The presence of Fort Bragg, which occupies 160,000 acres of land, also decreases Fayetteville’s tax base, since the government is exempt from property taxes. The U.S. government does award “federal-impact funds” to pay for soldiers’ use of public resources such as schools. But Lutz contends that the compensation is irregular—sometimes adequate and sometimes not.

The contrast between the base and the town is remarkable, Lutz says. “The base is the most socialized community in the country,” Lutz says. “Everybody has free health care, free or subsidized housing. There’s a tremendous social safety net.” As you drive past Fort Bragg, “You can find soldiers on litter patrol around the edge of the streets of the base every day,” she says. But when you get to Fayetteville proper, “These people can’t afford to put new asphalt down, and they don’t have an army of people to send out to pick up the litter.”

Although Lutz points out some of Fayetteville’s problems, she also wants to dispel prejudice toward Fayetteville and debunk the generalization that all the city’s residents are “camp followers.” There’s a perception, she says, that the military is “this one monolithic, single-minded entity.”

In truth, even the soldiers Lutz interviewed had diverse ideas about war and the military. One Vietnam veteran who had trained Special Forces soldiers struggled to reconcile the Ten Commandments with what he called the “military mind.” Lutz says, “Although he felt his army work had been in service to the best principles, he had this complex and critical view of what went on.”

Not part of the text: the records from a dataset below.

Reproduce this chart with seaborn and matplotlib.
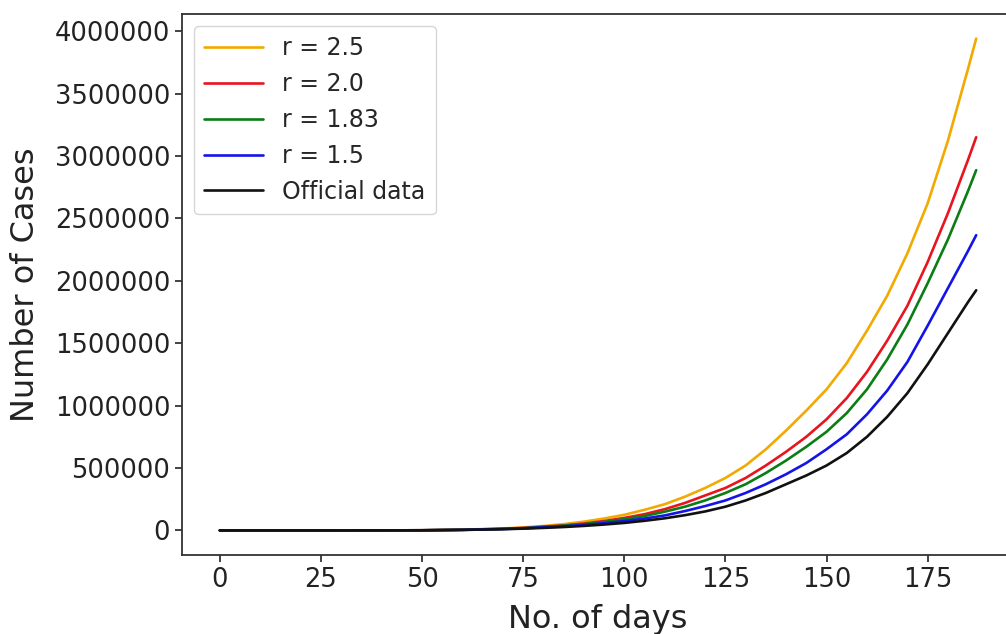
import matplotlib
matplotlib.use("Agg")
import matplotlib.pyplot as plt
import seaborn as sns
import pandas as pd

days = [0, 20, 40, 50, 60, 70, 75, 80, 85, 90, 95, 100, 105, 110, 115, 120, 125, 130,
        135, 140, 145, 150, 155, 160, 165, 170, 175, 180, 185, 187]
# values in millions of cases
r25 = [0, 0, 0.0003, 0.001, 0.006, 0.015, 0.024, 0.035, 0.05, 0.07, 0.095, 0.125, 0.165,
       0.21, 0.27, 0.34, 0.42, 0.52, 0.65, 0.80, 0.96, 1.13, 1.34, 1.60, 1.88, 2.22,
       2.62, 3.12, 3.70, 3.94]
r20 = [0, 0, 0.0003, 0.001, 0.005, 0.013, 0.02, 0.03, 0.04, 0.055, 0.075, 0.10, 0.13,
       0.17, 0.22, 0.28, 0.34, 0.42, 0.52, 0.63, 0.75, 0.89, 1.06, 1.27, 1.52, 1.80,
       2.15, 2.54, 2.97, 3.15]
r183 = [0, 0, 0.0003, 0.001, 0.005, 0.012, 0.018, 0.028, 0.038, 0.05, 0.068, 0.09, 0.115,
        0.15, 0.19, 0.24, 0.30, 0.37, 0.46, 0.56, 0.67, 0.79, 0.94, 1.13, 1.37, 1.65,
        1.98, 2.33, 2.72, 2.886]
r15 = [0, 0, 0.0002, 0.001, 0.004, 0.011, 0.016, 0.025, 0.033, 0.044, 0.058, 0.075, 0.095,
       0.12, 0.155, 0.195, 0.24, 0.30, 0.37, 0.45, 0.54, 0.65, 0.77, 0.93, 1.12, 1.35,
       1.64, 1.94, 2.24, 2.365]
official = [0, 0, 0.0002, 0.001, 0.004, 0.01, 0.014, 0.02, 0.027, 0.036, 0.047, 0.06, 0.077,
            0.097, 0.122, 0.152, 0.19, 0.24, 0.30, 0.37, 0.44, 0.52, 0.62, 0.75, 0.91,
            1.10, 1.33, 1.58, 1.83, 1.924]

labels = ["r = 2.5", "r = 2.0", "r = 1.83", "r = 1.5", "Official data"]
series = [r25, r20, r183, r15, official]
colors = ["#f2a900", "#e8141e", "#0a7d14", "#1414e6", "#111111"]

rows = []
for lab, vals in zip(labels, series):
    for d, v in zip(days, vals):
        rows.append({"day": d, "cases": v * 1e6, "series": lab})
df = pd.DataFrame(rows)

sns.set_style("ticks")
plt.rcParams["font.family"] = ["DejaVu Sans"]

fig = plt.figure(figsize=(10.06, 6.34), dpi=100)
ax = fig.add_axes([182 / 1006, (634 - 555) / 634, (1014 - 182) / 1006, (555 - 14) / 634])

sns.lineplot(data=df, x="day", y="cases", hue="series", hue_order=labels,
             palette=dict(zip(labels, colors)), linewidth=1.9, ax=ax)

ax.ticklabel_format(style="plain", axis="y")
ax.set_xticks([0, 25, 50, 75, 100, 125, 150, 175])
ax.set_yticks([0, 500000, 1000000, 1500000, 2000000, 2500000, 3000000, 3500000, 4000000])
ax.tick_params(axis="both", labelsize=18.5, length=5, width=1.2, colors="#222222")
ax.set_xlabel("No. of days", fontsize=23, color="#222222", labelpad=8)
ax.set_ylabel("Number of Cases", fontsize=23, color="#222222", labelpad=10)
for s in ax.spines.values():
    s.set_linewidth(1.3)
    s.set_color("#333333")

ax.legend(loc="upper left", fontsize=17, handlelength=2.5, title=None,
          frameon=True, framealpha=0.8, edgecolor="#cccccc", borderpad=0.45)

fig.savefig("out.png", dpi=100)
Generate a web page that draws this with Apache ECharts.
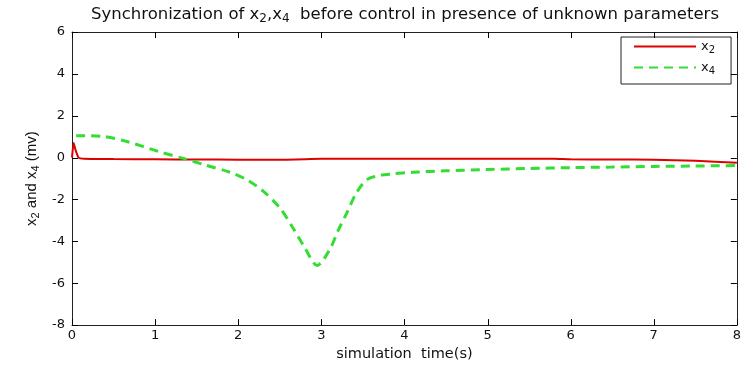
<!DOCTYPE html>
<html><head><meta charset="utf-8">
<script src="https://cdn.jsdelivr.net/npm/echarts@6/dist/echarts.min.js"></script>
<style>html,body{margin:0;padding:0;background:#fff}#c{width:744px;height:367px}</style>
</head><body><div id="c"></div>
<script>
var xTicks = [0,1,2,3,4,5,6,7,8];
var yTicks = [-8,-6,-4,-2,0,2,4,6];
var x2Time = [0, 0.02, 0.04, 0.08, 0.15, 0.5, 1, 1.5, 2, 2.5, 3, 3.5, 4, 5, 5.8, 6, 6.5, 7, 7.5, 8];
var x2Vals = [0, 0.7, 0.4, 0.0, -0.05, -0.07, -0.08, -0.09, -0.1, -0.1, -0.06, -0.05, -0.05, -0.05, -0.06, -0.08, -0.09, -0.1, -0.15, -0.25];
var x4Time = [0.05, 0.35, 0.65, 1.05, 1.35, 1.6, 1.9, 2.1, 2.3, 2.5, 2.65, 2.8, 2.95, 3.1, 3.2, 3.3, 3.42, 3.55, 3.7, 3.85, 4.1, 4.5, 5, 5.5, 6, 6.5, 7, 7.5, 8];
var x4Vals = [1.05, 1.02, 0.78, 0.28, -0.05, -0.35, -0.7, -1.05, -1.6, -2.4, -3.3, -4.3, -5.15, -4.4, -3.5, -2.7, -1.7, -1.05, -0.85, -0.78, -0.7, -0.63, -0.57, -0.52, -0.48, -0.45, -0.42, -0.4, -0.38];

function pairs(t, v){ return t.map(function(x,i){ return [x, v[i]]; }); }
var font = 'DejaVu Sans, Liberation Sans, Arial, sans-serif';
var lib = 'Liberation Sans, Arial, sans-serif';
var sub = {
  a:{fontFamily:font,fontSize:16.5,color:'#111',fontWeight:'normal'},
  s:{fontFamily:font,fontSize:12,color:'#111',fontWeight:'normal',padding:[8,0,0,0]}
};
var lsub = {
  a:{fontFamily:font,fontSize:13,color:'#111'},
  s:{fontFamily:font,fontSize:10,color:'#111',padding:[7,0,0,0]}
};
function line(){ return {show:true, onZero:false, lineStyle:{color:'#222', width:1}}; }
var TL = 6;
var tickStyle = {stroke:'#000', lineWidth:1};
var xMin = xTicks[0], xMax = xTicks[xTicks.length-1];
var yMin = yTicks[0], yMax = yTicks[yTicks.length-1];

var chart = echarts.init(document.getElementById('c'), null, {renderer:'canvas'});
chart.setOption({
  animation:false,
  title:{
    text:'{a|Synchronization of x}{s|2}{a|,x}{s|4}{a|  before control in presence of unknown parameters}',
    left:400, textAlign:'center', top:0,
    textStyle:{rich:sub, fontWeight:'normal'}
  },
  grid:{left:72, right:6, top:32, bottom:38},
  legend:{
    left:621, top:37, orient:'vertical', itemWidth:62, itemHeight:12, itemGap:6,
    backgroundColor:'#fff', borderColor:'#222', borderWidth:1, padding:[3,16,8,12],
    itemStyle:{opacity:0},
    data:['x2','x4'],
    formatter:function(n){ return '{a|x}{s|' + n.slice(1) + '}'; },
    textStyle:{rich:lsub}
  },
  xAxis:[{
    type:'value', min:xMin, max:xMax, interval:1,
    name:'simulation  time(s)', nameLocation:'middle', nameGap:20,
    nameTextStyle:{fontFamily:font, fontSize:14.5, color:'#111'},
    axisLine:line(), axisTick:{show:false},
    axisLabel:{fontFamily:font, fontSize:13, color:'#111', margin:4},
    splitLine:{show:false}
  },{
    type:'value', min:xMin, max:xMax, interval:1, position:'top',
    axisLine:line(), axisTick:{show:false}, axisLabel:{show:false}, splitLine:{show:false}
  }],
  yAxis:[{
    type:'value', min:yMin, max:yMax, interval:2,
    name:'{a|x}{s|2}{a| and x}{s|4}{a| (mv)}', nameLocation:'middle', nameGap:27,
    nameTextStyle:{rich:{
      a:{fontFamily:lib,fontSize:15,color:'#111'},
      s:{fontFamily:lib,fontSize:11,color:'#111',padding:[7,0,0,0]}
    }},
    axisLine:line(), axisTick:{show:false},
    axisLabel:{fontFamily:font, fontSize:13, color:'#111', margin:7},
    splitLine:{show:false}
  },{
    type:'value', min:yMin, max:yMax, interval:2, position:'right',
    axisLine:line(), axisTick:{show:false}, axisLabel:{show:false}, splitLine:{show:false}
  }],
  series:[{
    name:'x2', type:'line', data:pairs(x2Time, x2Vals), showSymbol:false, symbol:'none',
    smooth:0.2, lineStyle:{color:'#dd0000', width:2}, itemStyle:{color:'#dd0000'}
  },{
    name:'x4', type:'line', data:pairs(x4Time, x4Vals), showSymbol:false, symbol:'none',
    smooth:0.3, lineStyle:{color:'#33dd33', width:3, type:[9,6]}, itemStyle:{color:'#33dd33'}
  },{
    name:'xticks', type:'custom', silent:true, clip:false, z:10,
    data:xTicks.map(function(t){ return [t]; }),
    encode:{x:0},
    renderItem:function(params, api){
      var t = api.value(0);
      var b = api.coord([t, yMin]), tp = api.coord([t, yMax]);
      var px = Math.round(b[0]) + 0.5;
      return {type:'group', children:[
        {type:'line', shape:{x1:px, y1:b[1], x2:px, y2:b[1]-TL}, style:tickStyle},
        {type:'line', shape:{x1:px, y1:tp[1], x2:px, y2:tp[1]+TL}, style:tickStyle}
      ]};
    }
  },{
    name:'yticks', type:'custom', silent:true, clip:false, z:10,
    data:yTicks.map(function(v){ return [xMin, v]; }),
    encode:{x:0, y:1},
    renderItem:function(params, api){
      var v = api.value(1);
      var l = api.coord([xMin, v]), r = api.coord([xMax, v]);
      var py = Math.round(l[1]) + 0.5;
      return {type:'group', children:[
        {type:'line', shape:{x1:l[0], y1:py, x2:l[0]+TL, y2:py}, style:tickStyle},
        {type:'line', shape:{x1:r[0], y1:py, x2:r[0]-TL, y2:py}, style:tickStyle}
      ]};
    }
  }]
});
</script></body></html>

Of course, Fayetteville is not the only community whose citizens sacrifice for the sake of the nation’s military might. Anyone who pays taxes or has a relative in the military knows about the costs of readiness for war. Lutz suggests that the people of Fayetteville may have paid more than their share.



Lutz’s work on the book was partially funded by a National Endowment for the Humanities Fellowship.